Bushwhacked_ Life in George W. Bush's America Large Print - Molly Ivins [20]
The decline in auditing rich people and corporations actually started fourteen years ago. In 2001 audits of the working poor increased by 48.6 percent. Those applying for the EITC have a 1 in 47 chance of getting audited, while those making more than $100,000 have a 1 in 208 chance of getting audited. In 1988 that number for those over $100,000 was 1 in 9, according to the Institute for Public Affairs.
Supreme Court Justice Louis Brandeis wrote, “We can have democracy in this country or we can have great concentrated wealth in the hands of a few. We cannot have both.” Progressive taxation and the estate tax were both results of the backlash against the Gilded Age. By calling the estate tax “the death tax,” as though it were a tax on passing on rather than a tax on estates of more than $2.5 million, the Bush administration succeeded in repealing it through a gradual phaseout and increasing the exemption to $7 million. The repeal of the estate tax is a lovely example of just how much political clout the very rich have in this country. Some rich people in Southern California hired a lobbyist, who in turn hired the well-wired Patton Boggs law firm. The group was backed by the Mars family and the Gallo wine folks. Another group of rich folks in Alabama joined the fray and the nexus of right-wing think tanks and interrelated lobbying groups took it up. Combine repeal of the estate tax with the flat tax, also popular on the Republican right, and we’re back to the McKinley era.
This is not an enchanting portrait of America. Since Bush became president, the stock markets have lost more than $6.5 trillion in value, unemployment is up more than 40 percent, and our projected surplus under Clinton has disappeared into a growing deficit. Bush is the only president in at least 140 years (and probably ever, reports Newsweek’s Allan Sloan) to suggest cutting taxes as we were heading into a war. The controversial heart of Bush’s second tax-cut plan is to eliminate taxes on stock dividends, which are unearned income, directly benefiting people in B’s bracket.
More depressing numbers: Paul Krugman reports that over the past thirty years the average annual salary of Americans has increased by 10 percent, adjusted for inflation. The income of the top 1 percent rose by 157 percent in the same period. Over the same period, the average annual pay package of the top 100 CEOs increased from thirty-nine times the pay of an average worker to more than one thousand times the pay of an average worker.
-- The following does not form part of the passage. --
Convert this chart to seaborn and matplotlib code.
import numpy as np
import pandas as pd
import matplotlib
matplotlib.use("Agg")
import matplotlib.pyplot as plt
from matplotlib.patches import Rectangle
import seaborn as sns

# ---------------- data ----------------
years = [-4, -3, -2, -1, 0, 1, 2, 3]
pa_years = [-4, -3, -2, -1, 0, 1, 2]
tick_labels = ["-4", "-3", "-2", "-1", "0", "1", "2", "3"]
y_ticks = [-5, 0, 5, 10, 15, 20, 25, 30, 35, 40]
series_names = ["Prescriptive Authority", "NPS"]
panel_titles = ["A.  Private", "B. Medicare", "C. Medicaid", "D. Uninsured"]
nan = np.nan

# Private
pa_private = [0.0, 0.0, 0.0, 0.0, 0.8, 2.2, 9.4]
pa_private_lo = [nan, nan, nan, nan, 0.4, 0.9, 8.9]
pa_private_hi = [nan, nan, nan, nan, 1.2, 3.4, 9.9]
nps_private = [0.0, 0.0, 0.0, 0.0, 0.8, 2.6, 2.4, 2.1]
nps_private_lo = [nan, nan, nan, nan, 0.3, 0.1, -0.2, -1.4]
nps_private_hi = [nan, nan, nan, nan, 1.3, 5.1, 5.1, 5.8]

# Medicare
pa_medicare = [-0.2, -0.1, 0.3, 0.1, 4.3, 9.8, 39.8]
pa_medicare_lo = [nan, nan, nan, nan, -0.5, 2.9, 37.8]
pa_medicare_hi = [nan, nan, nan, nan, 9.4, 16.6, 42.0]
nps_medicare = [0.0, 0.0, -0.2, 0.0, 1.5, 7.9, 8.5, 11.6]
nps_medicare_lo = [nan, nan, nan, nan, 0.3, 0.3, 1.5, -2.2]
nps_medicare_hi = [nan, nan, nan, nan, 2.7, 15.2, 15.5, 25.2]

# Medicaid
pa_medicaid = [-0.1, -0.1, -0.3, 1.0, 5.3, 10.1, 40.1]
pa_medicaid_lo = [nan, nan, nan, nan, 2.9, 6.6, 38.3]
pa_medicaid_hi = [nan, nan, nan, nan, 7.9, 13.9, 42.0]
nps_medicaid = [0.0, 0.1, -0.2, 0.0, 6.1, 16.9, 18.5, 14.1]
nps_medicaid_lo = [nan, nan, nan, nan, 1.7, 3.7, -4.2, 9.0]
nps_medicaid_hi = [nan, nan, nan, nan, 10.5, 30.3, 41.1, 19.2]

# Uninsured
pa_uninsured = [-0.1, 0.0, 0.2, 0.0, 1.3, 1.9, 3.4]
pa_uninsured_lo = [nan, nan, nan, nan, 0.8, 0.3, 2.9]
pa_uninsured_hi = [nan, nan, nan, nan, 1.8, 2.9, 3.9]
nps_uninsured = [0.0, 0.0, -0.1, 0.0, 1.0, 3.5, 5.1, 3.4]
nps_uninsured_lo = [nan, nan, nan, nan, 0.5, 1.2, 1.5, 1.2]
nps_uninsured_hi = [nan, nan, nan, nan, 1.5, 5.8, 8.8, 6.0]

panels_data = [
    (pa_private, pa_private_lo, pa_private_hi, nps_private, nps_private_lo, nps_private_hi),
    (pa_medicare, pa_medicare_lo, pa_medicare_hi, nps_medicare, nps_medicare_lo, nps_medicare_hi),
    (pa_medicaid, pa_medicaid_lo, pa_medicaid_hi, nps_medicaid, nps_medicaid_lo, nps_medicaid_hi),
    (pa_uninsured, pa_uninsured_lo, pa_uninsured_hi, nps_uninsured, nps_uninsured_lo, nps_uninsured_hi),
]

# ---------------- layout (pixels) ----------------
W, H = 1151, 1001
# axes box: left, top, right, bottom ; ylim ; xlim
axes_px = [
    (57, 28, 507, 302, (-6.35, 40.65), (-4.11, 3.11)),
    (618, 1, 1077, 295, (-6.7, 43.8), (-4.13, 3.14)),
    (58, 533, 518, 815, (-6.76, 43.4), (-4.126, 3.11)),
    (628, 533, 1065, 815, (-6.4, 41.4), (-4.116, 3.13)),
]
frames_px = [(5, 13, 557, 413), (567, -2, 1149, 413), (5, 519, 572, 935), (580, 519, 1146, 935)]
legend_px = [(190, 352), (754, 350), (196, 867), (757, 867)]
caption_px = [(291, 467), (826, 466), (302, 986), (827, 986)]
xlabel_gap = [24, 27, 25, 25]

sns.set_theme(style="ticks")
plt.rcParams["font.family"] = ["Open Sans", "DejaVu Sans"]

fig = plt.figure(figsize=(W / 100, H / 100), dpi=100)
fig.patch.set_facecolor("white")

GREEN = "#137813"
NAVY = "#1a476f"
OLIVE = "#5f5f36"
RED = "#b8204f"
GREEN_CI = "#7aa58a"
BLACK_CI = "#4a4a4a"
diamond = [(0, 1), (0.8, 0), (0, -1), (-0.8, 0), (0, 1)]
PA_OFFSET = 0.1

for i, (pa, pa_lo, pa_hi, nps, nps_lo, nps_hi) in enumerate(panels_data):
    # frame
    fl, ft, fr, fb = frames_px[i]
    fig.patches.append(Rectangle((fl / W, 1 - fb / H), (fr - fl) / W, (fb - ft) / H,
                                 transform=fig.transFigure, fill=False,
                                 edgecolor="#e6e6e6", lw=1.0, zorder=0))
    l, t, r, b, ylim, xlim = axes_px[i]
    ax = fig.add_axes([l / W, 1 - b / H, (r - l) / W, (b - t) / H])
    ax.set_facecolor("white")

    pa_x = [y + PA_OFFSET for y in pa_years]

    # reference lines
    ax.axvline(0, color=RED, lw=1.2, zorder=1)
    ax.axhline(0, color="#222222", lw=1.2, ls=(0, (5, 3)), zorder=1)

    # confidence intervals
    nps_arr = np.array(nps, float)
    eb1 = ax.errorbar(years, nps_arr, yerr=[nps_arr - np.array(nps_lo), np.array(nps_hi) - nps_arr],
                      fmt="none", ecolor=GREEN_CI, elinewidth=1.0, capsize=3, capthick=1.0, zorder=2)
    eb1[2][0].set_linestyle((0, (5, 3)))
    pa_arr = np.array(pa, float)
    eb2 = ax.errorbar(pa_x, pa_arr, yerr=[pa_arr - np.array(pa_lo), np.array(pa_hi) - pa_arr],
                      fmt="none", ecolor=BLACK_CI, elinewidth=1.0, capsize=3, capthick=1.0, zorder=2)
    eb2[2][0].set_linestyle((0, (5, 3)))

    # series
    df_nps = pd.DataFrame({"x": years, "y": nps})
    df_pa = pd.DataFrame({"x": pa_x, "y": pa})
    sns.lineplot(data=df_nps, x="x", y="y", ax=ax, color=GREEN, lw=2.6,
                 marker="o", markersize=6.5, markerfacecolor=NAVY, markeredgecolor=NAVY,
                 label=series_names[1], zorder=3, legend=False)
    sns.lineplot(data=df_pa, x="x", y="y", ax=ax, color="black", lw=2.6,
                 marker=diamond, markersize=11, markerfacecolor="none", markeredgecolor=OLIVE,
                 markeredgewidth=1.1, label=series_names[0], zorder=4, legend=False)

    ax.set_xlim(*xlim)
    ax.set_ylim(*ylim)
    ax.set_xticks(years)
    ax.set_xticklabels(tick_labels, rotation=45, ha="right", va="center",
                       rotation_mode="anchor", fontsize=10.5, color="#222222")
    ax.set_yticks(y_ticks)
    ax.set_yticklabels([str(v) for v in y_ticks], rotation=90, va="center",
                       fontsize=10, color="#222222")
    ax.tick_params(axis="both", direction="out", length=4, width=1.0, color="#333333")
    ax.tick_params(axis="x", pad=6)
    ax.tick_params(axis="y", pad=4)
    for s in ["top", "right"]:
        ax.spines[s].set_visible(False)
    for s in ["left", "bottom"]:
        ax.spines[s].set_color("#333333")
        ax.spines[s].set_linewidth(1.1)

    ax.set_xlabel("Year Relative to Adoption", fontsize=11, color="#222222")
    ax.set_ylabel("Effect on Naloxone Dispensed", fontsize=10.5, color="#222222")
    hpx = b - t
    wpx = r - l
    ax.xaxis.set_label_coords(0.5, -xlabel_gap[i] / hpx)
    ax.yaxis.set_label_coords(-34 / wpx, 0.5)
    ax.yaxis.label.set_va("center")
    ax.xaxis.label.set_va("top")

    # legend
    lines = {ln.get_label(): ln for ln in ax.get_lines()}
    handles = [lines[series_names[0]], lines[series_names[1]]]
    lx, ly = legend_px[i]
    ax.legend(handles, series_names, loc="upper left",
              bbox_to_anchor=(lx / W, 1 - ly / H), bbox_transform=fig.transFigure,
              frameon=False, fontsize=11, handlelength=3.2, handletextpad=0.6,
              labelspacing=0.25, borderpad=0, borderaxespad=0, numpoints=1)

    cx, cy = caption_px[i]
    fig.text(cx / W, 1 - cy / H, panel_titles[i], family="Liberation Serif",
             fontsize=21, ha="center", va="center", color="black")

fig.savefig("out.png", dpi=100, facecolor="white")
Now, all that is merely about income. The figures get worse when it comes to accumulated wealth, how much the people at the top pile up over the years and the generations. Kevin Phillips reports in his excellent book, Wealth and Democracy, the net worth, including home equity, of the middle quintile of Americans declined by 10 percent between 1983 and 1995, then rose again in 1998 and 1999, and slipped right back down in 2000–2001. The top 1 percent, over a million people, saw their net worth grow by 75 percent. According to the Federal Reserve Bulletin, between 1983 and 1997 only the top 5 percent saw an increase in their net worth, while wealth declined for everyone else. Eighty percent of the nation’s property—land, stocks, bonds—is now in the hands of 10 percent of the people: the 13,000 richest families have a net worth equivalent to the assets owned by the poorest 20 million people. This is a shocking change from the largely middle-class America of forty years ago.
An amazing fact of economic life in America: a rising tide for the rich does not, in fact, lift all boats. What we are seeing is trickle-up economic policies.